伸二のそのプレーに触れて、日本だけではなく、オランダやドイツ、オーストラリアでも常に愛されていたと思うし、彼とサッカーをやっていると本当にサッカーが楽しく感じられました。
現役最後の試合となった最終節の札幌対浦和の試合。最後の相手が古巣の浦和というのがまた感動的でした。私も解説を担当させてもらえて嬉しかったですね。札幌ドームは、みんなが伸二のラストプレーを見に来ている雰囲気に包まれていて、試合前から満員のお客さんが詰めかけていました。
前半22分まで随所に伸二らしいプレーを見せてくれて、交代のときには浦和サポーターも含めてみんなが盛大な拍手を送っていました。引退試合ではなく、公式戦の真剣勝負だからこそ、最後まで彼らしさ、面白さを表現することができたと思います。両チームの選手たちが花道を作ったことも粋な演出でした。
引退後は、まずは体をゆっくりと休めてもらいたいですね。
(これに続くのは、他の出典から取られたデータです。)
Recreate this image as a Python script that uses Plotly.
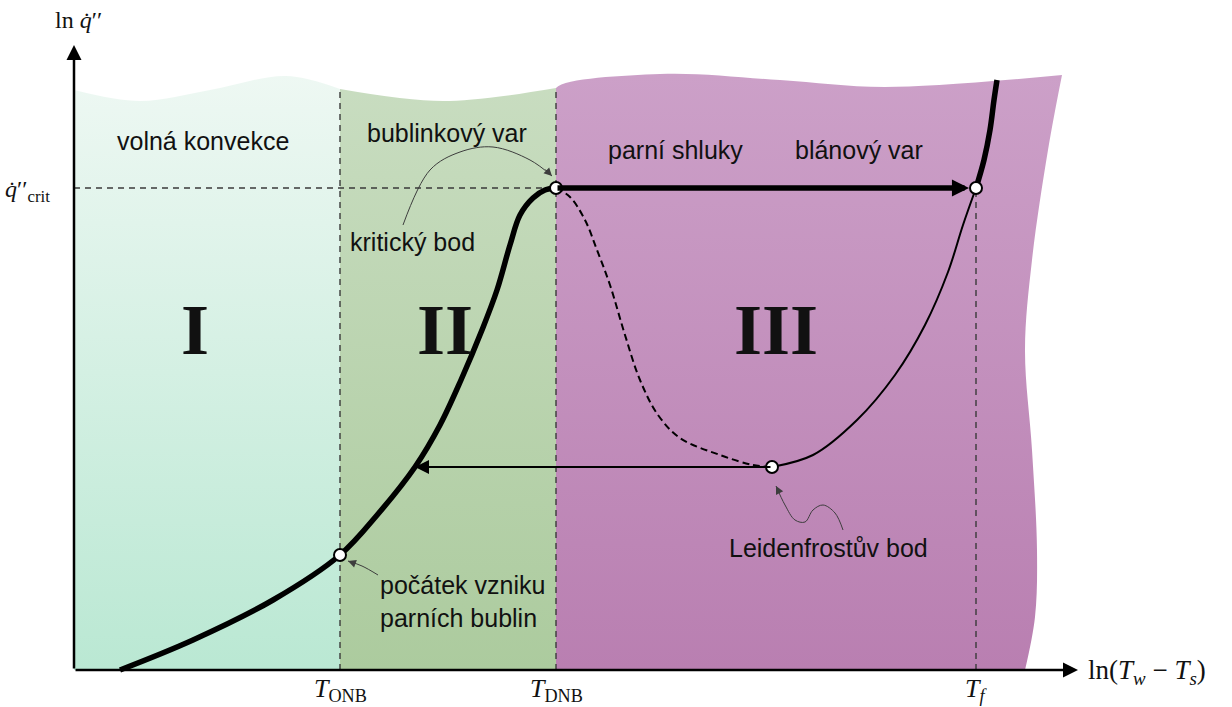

その後は、全国の子供たちにサッカーの楽しさをぜひ伝えてほしい。世界のサッカーを知っている人もでもあるし、伸二のあの感覚は近くで見るからこそ感じること、わかることがたくさんある。伸二ほどサッカーの楽しさを伝えられる人はいないと思います。こんどはおじさんのサッカーで、また一緒にボールを蹴るのが今から楽しみです。